>>

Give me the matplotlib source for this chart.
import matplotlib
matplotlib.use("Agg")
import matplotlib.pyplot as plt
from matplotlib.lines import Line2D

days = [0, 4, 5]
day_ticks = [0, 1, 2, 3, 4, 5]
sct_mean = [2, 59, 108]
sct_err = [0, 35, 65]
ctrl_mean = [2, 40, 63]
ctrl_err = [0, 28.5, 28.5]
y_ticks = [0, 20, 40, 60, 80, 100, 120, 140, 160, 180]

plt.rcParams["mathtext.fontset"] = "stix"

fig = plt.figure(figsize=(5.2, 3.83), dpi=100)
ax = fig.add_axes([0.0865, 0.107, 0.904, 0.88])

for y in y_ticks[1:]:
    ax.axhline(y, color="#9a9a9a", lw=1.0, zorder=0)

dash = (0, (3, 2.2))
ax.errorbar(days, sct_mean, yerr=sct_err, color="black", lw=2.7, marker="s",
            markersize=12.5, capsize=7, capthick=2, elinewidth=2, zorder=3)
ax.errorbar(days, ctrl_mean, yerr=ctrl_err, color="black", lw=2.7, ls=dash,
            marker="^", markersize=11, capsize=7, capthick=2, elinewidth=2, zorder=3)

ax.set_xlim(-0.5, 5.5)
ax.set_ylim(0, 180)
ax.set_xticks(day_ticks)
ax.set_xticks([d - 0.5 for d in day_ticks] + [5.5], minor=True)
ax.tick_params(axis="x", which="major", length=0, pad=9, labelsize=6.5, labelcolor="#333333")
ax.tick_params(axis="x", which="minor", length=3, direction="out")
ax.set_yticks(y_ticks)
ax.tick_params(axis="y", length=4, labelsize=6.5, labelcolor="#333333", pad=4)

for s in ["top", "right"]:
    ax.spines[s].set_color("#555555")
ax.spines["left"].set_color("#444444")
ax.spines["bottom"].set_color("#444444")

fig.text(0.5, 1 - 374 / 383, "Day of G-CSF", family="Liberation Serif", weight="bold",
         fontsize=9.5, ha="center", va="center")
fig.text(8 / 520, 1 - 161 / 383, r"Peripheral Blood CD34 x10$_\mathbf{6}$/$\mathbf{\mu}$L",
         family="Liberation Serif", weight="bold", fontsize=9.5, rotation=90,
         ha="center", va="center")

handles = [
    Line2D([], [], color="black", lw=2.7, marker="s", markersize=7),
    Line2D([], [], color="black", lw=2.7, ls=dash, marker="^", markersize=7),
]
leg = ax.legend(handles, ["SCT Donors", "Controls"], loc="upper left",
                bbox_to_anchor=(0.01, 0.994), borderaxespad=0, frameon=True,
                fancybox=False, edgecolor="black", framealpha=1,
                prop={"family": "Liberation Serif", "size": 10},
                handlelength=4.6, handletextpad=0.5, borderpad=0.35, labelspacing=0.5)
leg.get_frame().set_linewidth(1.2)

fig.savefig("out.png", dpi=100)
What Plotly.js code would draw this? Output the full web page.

<<

> [Task]: Repeat the material above in full, quoting it exactly.

> [Complete output]:
Give me the matplotlib source for this chart.
import matplotlib
matplotlib.use("Agg")
import matplotlib.pyplot as plt
from matplotlib.lines import Line2D

days = [0, 4, 5]
day_ticks = [0, 1, 2, 3, 4, 5]
sct_mean = [2, 59, 108]
sct_err = [0, 35, 65]
ctrl_mean = [2, 40, 63]
ctrl_err = [0, 28.5, 28.5]
y_ticks = [0, 20, 40, 60, 80, 100, 120, 140, 160, 180]

plt.rcParams["mathtext.fontset"] = "stix"

fig = plt.figure(figsize=(5.2, 3.83), dpi=100)
ax = fig.add_axes([0.0865, 0.107, 0.904, 0.88])

for y in y_ticks[1:]:
    ax.axhline(y, color="#9a9a9a", lw=1.0, zorder=0)

dash = (0, (3, 2.2))
ax.errorbar(days, sct_mean, yerr=sct_err, color="black", lw=2.7, marker="s",
            markersize=12.5, capsize=7, capthick=2, elinewidth=2, zorder=3)
ax.errorbar(days, ctrl_mean, yerr=ctrl_err, color="black", lw=2.7, ls=dash,
            marker="^", markersize=11, capsize=7, capthick=2, elinewidth=2, zorder=3)

ax.set_xlim(-0.5, 5.5)
ax.set_ylim(0, 180)
ax.set_xticks(day_ticks)
ax.set_xticks([d - 0.5 for d in day_ticks] + [5.5], minor=True)
ax.tick_params(axis="x", which="major", length=0, pad=9, labelsize=6.5, labelcolor="#333333")
ax.tick_params(axis="x", which="minor", length=3, direction="out")
ax.set_yticks(y_ticks)
ax.tick_params(axis="y", length=4, labelsize=6.5, labelcolor="#333333", pad=4)

for s in ["top", "right"]:
    ax.spines[s].set_color("#555555")
ax.spines["left"].set_color("#444444")
ax.spines["bottom"].set_color("#444444")

fig.text(0.5, 1 - 374 / 383, "Day of G-CSF", family="Liberation Serif", weight="bold",
         fontsize=9.5, ha="center", va="center")
fig.text(8 / 520, 1 - 161 / 383, r"Peripheral Blood CD34 x10$_\mathbf{6}$/$\mathbf{\mu}$L",
         family="Liberation Serif", weight="bold", fontsize=9.5, rotation=90,
         ha="center", va="center")

handles = [
    Line2D([], [], color="black", lw=2.7, marker="s", markersize=7),
    Line2D([], [], color="black", lw=2.7, ls=dash, marker="^", markersize=7),
]
leg = ax.legend(handles, ["SCT Donors", "Controls"], loc="upper left",
                bbox_to_anchor=(0.01, 0.994), borderaxespad=0, frameon=True,
                fancybox=False, edgecolor="black", framealpha=1,
                prop={"family": "Liberation Serif", "size": 10},
                handlelength=4.6, handletextpad=0.5, borderpad=0.35, labelspacing=0.5)
leg.get_frame().set_linewidth(1.2)

fig.savefig("out.png", dpi=100)
What Plotly.js code would draw this? Output the full web page.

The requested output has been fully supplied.